TASK DIRECTIONS — Leave the pictures out and write out exactly the lines from the top of the entries through the line containing "from matplotlib.ticker import".

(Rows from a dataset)
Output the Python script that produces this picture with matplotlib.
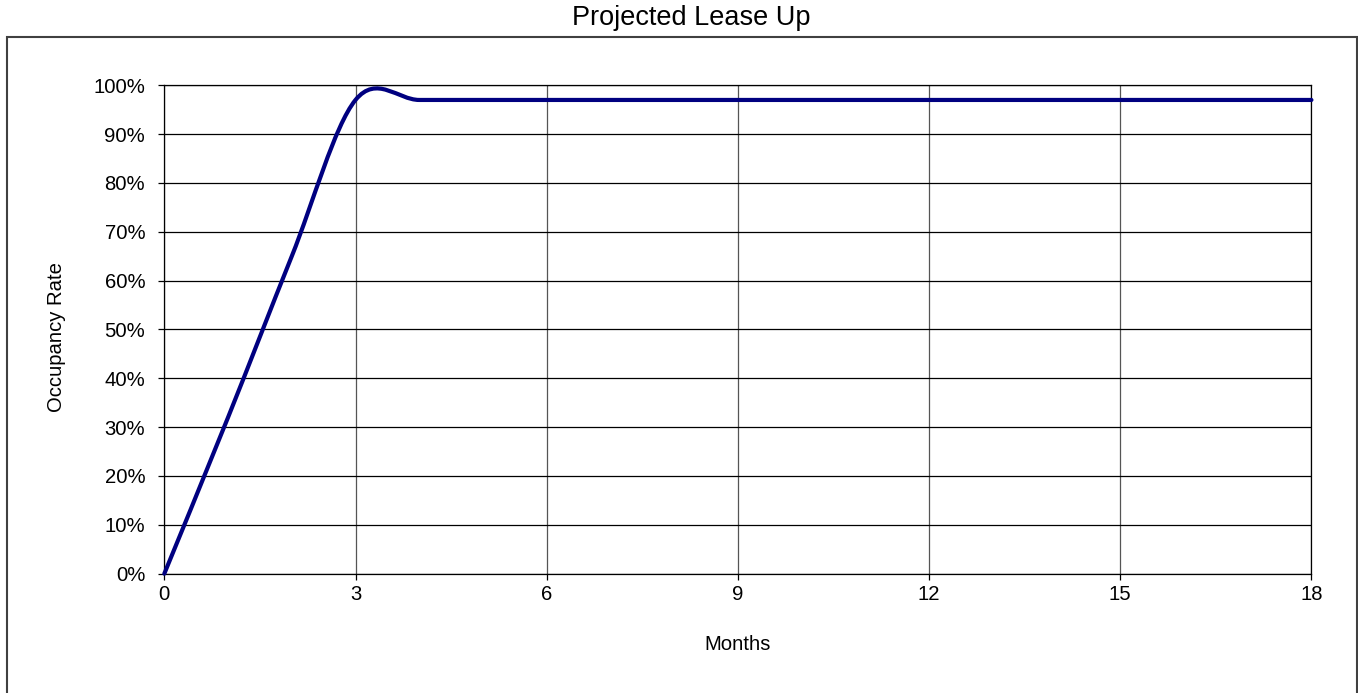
import numpy as np
import matplotlib
matplotlib.use("Agg")
import matplotlib.pyplot as plt
from matplotlib.path import Path
from matplotlib.patches import PathPatch, Rectangle
from matplotlib.ticker import PercentFormatter, MultipleLocator

# occupancy by month (fraction)
months = list(range(0, 19))
occupancy = [0.0, 0.32, 0.65, 0.97] + [0.97] * 15

title = "Projected Lease Up"
x_label = "Months"
y_label = "Occupancy Rate"

plt.rcParams['font.family'] = ['Liberation Sans', 'DejaVu Sans']


def smooth_path(xs, ys):
    '''Excel style smoothed line: Catmull-Rom segments as cubic beziers'''
    pts = np.column_stack([xs, ys]).astype(float)
    padded = np.vstack([pts[0], pts, pts[-1]])
    verts = [pts[0]]
    codes = [Path.MOVETO]
    for i in range(len(pts) - 1):
        p0, p1, p2, p3 = padded[i], padded[i + 1], padded[i + 2], padded[i + 3]
        c1 = p1 + (p2 - p0) / 6.0
        c2 = p2 - (p3 - p1) / 6.0
        verts += [c1, c2, p2]
        codes += [Path.CURVE4] * 3
    return Path(verts, codes)


fig = plt.figure(figsize=(13.58, 6.93), dpi=100)
ax = fig.add_axes([0.121, 0.1722, 0.8447, 0.7047])

# outer chart frame
fig.patches.append(Rectangle((7 / 1358, -0.02), 1349.5 / 1358, 1 - 36.5 / 693 + 0.02,
                             transform=fig.transFigure, fill=False,
                             edgecolor='#404040', linewidth=1.5))

ax.add_patch(PathPatch(smooth_path(months, occupancy), facecolor='none',
                       edgecolor='#000080', linewidth=3.0, capstyle='round',
                       joinstyle='round', clip_on=False, zorder=3))

ax.set_xlim(0, 18)
ax.set_ylim(0, 1.0)
ax.xaxis.set_major_locator(MultipleLocator(3))
ax.yaxis.set_major_locator(MultipleLocator(0.1))
ax.yaxis.set_major_formatter(PercentFormatter(1.0, decimals=0))

ax.grid(axis='y', color='black', linewidth=0.9)
ax.grid(axis='x', color='#555555', linewidth=0.9)
ax.set_axisbelow(True)
for s in ax.spines.values():
    s.set_color('black')
    s.set_linewidth(0.9)

ax.tick_params(axis='both', direction='out', length=4.3, width=0.9,
               labelsize=14.6, color='black')
ax.tick_params(axis='y', pad=9.5)
ax.tick_params(axis='x', pad=4)

ax.set_xlabel(x_label, fontsize=14.6, va='center')
ax.xaxis.set_label_coords(0.5, -0.146)
ax.set_ylabel(y_label, fontsize=14.6, va='center')
ax.yaxis.set_label_coords(-0.0944, 0.485)

fig.text(0.509, 1 - 18 / 693, title, ha='center', va='center', fontsize=19.5)

fig.savefig("out.png", dpi=100)
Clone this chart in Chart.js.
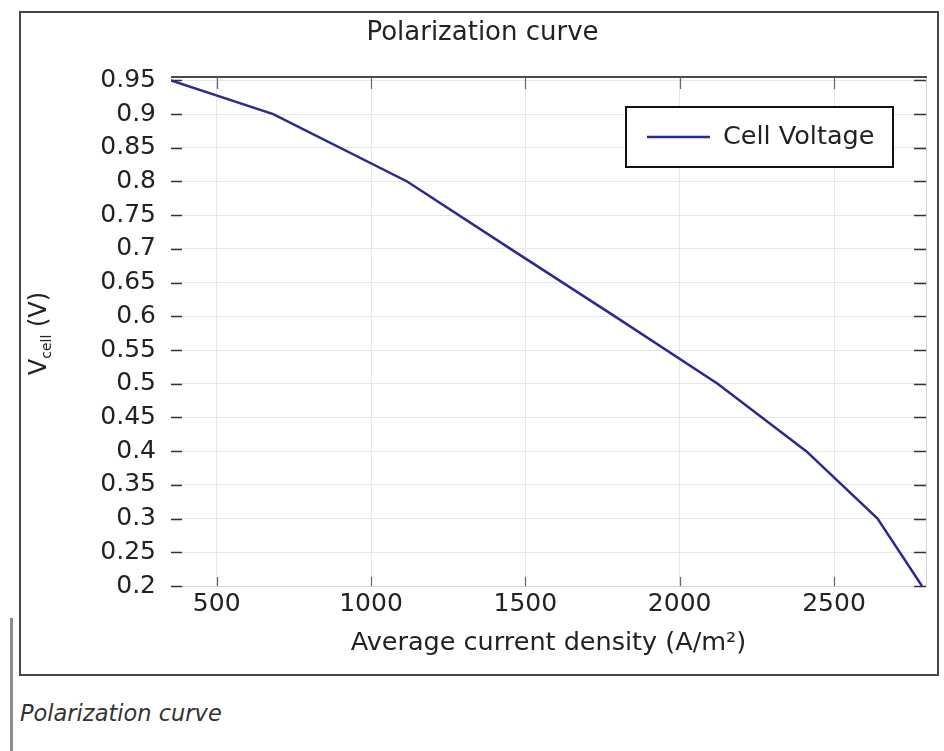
<!DOCTYPE html>
<html>
<head>
<meta charset="utf-8">
<title>Polarization curve</title>
<script src="https://cdn.jsdelivr.net/npm/chart.js@4.4.1/dist/chart.umd.min.js"></script>
<style>
  body { margin: 0; background: #fff; font-family: "DejaVu Sans", sans-serif; }
  #box { position: absolute; left: 19px; top: 11px; width: 916px; height: 661px; border: 2px solid #3d4850; background: #fff; }
  #bar { position: absolute; left: 10px; top: 618px; width: 3px; height: 133px; background: #8c8c8c; }
  #caption { position: absolute; left: 20px; top: 700px; font-style: italic; font-size: 22.5px; color: #333; }
</style>
</head>
<body>
<div id="box"><canvas id="myChart" width="916" height="661"></canvas></div>
<div id="bar"></div>
<div id="caption">Polarization curve</div>
<script>
// values
var currentDensity = [352, 683, 1117, 1452, 1790, 2123, 2410, 2641, 2785];
var cellVoltage = [0.95, 0.9, 0.8, 0.7, 0.6, 0.5, 0.4, 0.3, 0.2];
var xTicks = [500, 1000, 1500, 2000, 2500];
var yTicks = [0.2, 0.25, 0.3, 0.35, 0.4, 0.45, 0.5, 0.55, 0.6, 0.65, 0.7, 0.75, 0.8, 0.85, 0.9, 0.95];

var lineColor = '#2a2a92';
var textColor = '#222';
var fontFamily = 'DejaVu Sans';

Chart.defaults.font.family = fontFamily;

// ticks drawn inside the frame, on all four sides, plus the top frame line
var insideTicks = {
    id: 'insideTicks',
    beforeDatasetsDraw: function(chart) {
        var ctx = chart.ctx;
        var a = chart.chartArea;
        var sx = chart.scales.x;
        var sy = chart.scales.y;
        ctx.save();
        ctx.strokeStyle = '#d4d4d4';
        ctx.lineWidth = 1;
        ctx.beginPath();
        ctx.moveTo(a.right + 0.5, a.top);
        ctx.lineTo(a.right + 0.5, a.bottom);
        ctx.stroke();

        ctx.strokeStyle = '#4a4a4a';
        ctx.lineWidth = 2;
        ctx.beginPath();
        ctx.moveTo(a.left, a.top);
        ctx.lineTo(a.right + 1, a.top);
        ctx.stroke();

        ctx.strokeStyle = '#333';
        ctx.lineWidth = 1.5;
        ctx.beginPath();
        sy.ticks.forEach(function(t) {
            var py = Math.round(sy.getPixelForValue(t.value)) + 0.5;
            ctx.moveTo(a.left, py);
            ctx.lineTo(a.left + 11, py);
            ctx.moveTo(a.right - 12, py);
            ctx.lineTo(a.right, py);
        });
        ctx.stroke();
        ctx.strokeStyle = '#666';
        ctx.lineWidth = 1.2;
        ctx.beginPath();
        sx.ticks.forEach(function(t) {
            var px = Math.round(sx.getPixelForValue(t.value)) + 0.5;
            ctx.moveTo(px, a.bottom);
            ctx.lineTo(px, a.bottom - 9);
            ctx.moveTo(px, a.top);
            ctx.lineTo(px, a.top + 12);
        });
        ctx.stroke();
        ctx.restore();
    }
};

// y axis title with the "cell" subscript
var yTitle = {
    id: 'yTitle',
    afterDraw: function(chart) {
        var ctx = chart.ctx;
        var a = chart.chartArea;
        var big = '24px "' + fontFamily + '"';
        var small = '14px "' + fontFamily + '"';
        ctx.save();
        ctx.font = big;
        var w1 = ctx.measureText('V').width;
        var w3 = ctx.measureText(' (V)').width;
        ctx.font = small;
        var w2 = ctx.measureText('cell').width;
        var total = w1 + w2 + w3;
        ctx.translate(19, (a.top + a.bottom) / 2 + 2);
        ctx.rotate(-Math.PI / 2);
        ctx.fillStyle = textColor;
        ctx.textBaseline = 'middle';
        ctx.textAlign = 'left';
        var x0 = -total / 2;
        ctx.font = big;
        ctx.fillText('V', x0, 0);
        ctx.font = small;
        ctx.fillText('cell', x0 + w1, 7);
        ctx.font = big;
        ctx.fillText(' (V)', x0 + w1 + w2, 0);
        ctx.restore();
    }
};

// boxed legend inside the plot, top right
var boxLegend = {
    id: 'boxLegend',
    afterDraw: function(chart) {
        var ctx = chart.ctx;
        var a = chart.chartArea;
        var ds = chart.data.datasets[0];
        var bw = 267, bh = 60;
        var bx = a.right - 33 - bw;
        var by = a.top + 30;
        ctx.save();
        ctx.fillStyle = '#fff';
        ctx.fillRect(bx, by, bw, bh);
        ctx.strokeStyle = '#111';
        ctx.lineWidth = 2;
        ctx.strokeRect(bx, by, bw, bh);
        ctx.strokeStyle = ds.borderColor;
        ctx.lineWidth = 2.5;
        ctx.beginPath();
        ctx.moveTo(bx + 21, by + bh / 2);
        ctx.lineTo(bx + 84, by + bh / 2);
        ctx.stroke();
        ctx.fillStyle = textColor;
        ctx.font = '25.5px "' + fontFamily + '"';
        ctx.textBaseline = 'middle';
        ctx.fillText(ds.label, bx + 97, by + bh / 2);
        ctx.restore();
    }
};

var points = [];
for (var i = 0; i < currentDensity.length; i++) {
    points.push({ x: currentDensity[i], y: cellVoltage[i] });
}

var ctx = document.getElementById('myChart');

var myChart = new Chart(ctx, {
    type: 'line',
    data: {
        datasets: [{
            label: 'Cell Voltage',
            data: points,
            borderColor: lineColor,
            borderWidth: 2.5,
            pointRadius: 0,
            fill: false,
            tension: 0
        }]
    },
    options: {
        responsive: false,
        animation: false,
        layout: { padding: { left: 18, right: 11, top: 0, bottom: 0 } },
        plugins: {
            legend: { display: false },
            tooltip: { enabled: false },
            title: {
                display: true,
                text: 'Polarization curve',
                color: textColor,
                font: { size: 26, weight: 'normal' },
                padding: { top: 4.4, bottom: 28.4 }
            }
        },
        scales: {
            x: {
                type: 'linear',
                min: 352,
                max: 2798,
                afterBuildTicks: function(scale) {
                    scale.ticks = xTicks.map(function(v) { return { value: v }; });
                },
                afterFit: function(scale) { scale.height = 88; },
                grid: { color: '#e6e6e6', drawTicks: false },
                border: { display: true, color: '#d4d4d4' },
                ticks: {
                    color: textColor,
                    font: { size: 25 },
                    padding: 3,
                    maxRotation: 0,
                    autoSkip: false,
                    callback: function(v) { return String(v); }
                },
                title: {
                    display: true,
                    text: 'Average current density (A/m²)',
                    color: textColor,
                    font: { size: 25.5 },
                    padding: { top: 0, bottom: 15.5 }
                }
            },
            y: {
                min: 0.2,
                max: 0.955,
                afterBuildTicks: function(scale) {
                    scale.ticks = yTicks.map(function(v) { return { value: v }; });
                },
                afterFit: function(scale) { scale.width = 132; },
                grid: { color: '#e6e6e6', drawTicks: false },
                border: { display: false },
                ticks: {
                    color: textColor,
                    font: { size: 25 },
                    padding: 15,
                    autoSkip: false,
                    callback: function(v) { return String(v); }
                }
            }
        }
    },
    plugins: [insideTicks, yTitle, boxLegend]
});
</script>
</body>
</html>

ANSWER TO THIS TASK —
Output the Python script that produces this picture with matplotlib.
import numpy as np
import matplotlib
matplotlib.use("Agg")
import matplotlib.pyplot as plt
from matplotlib.path import Path
from matplotlib.patches import PathPatch, Rectangle
from matplotlib.ticker import PercentFormatter, MultipleLocator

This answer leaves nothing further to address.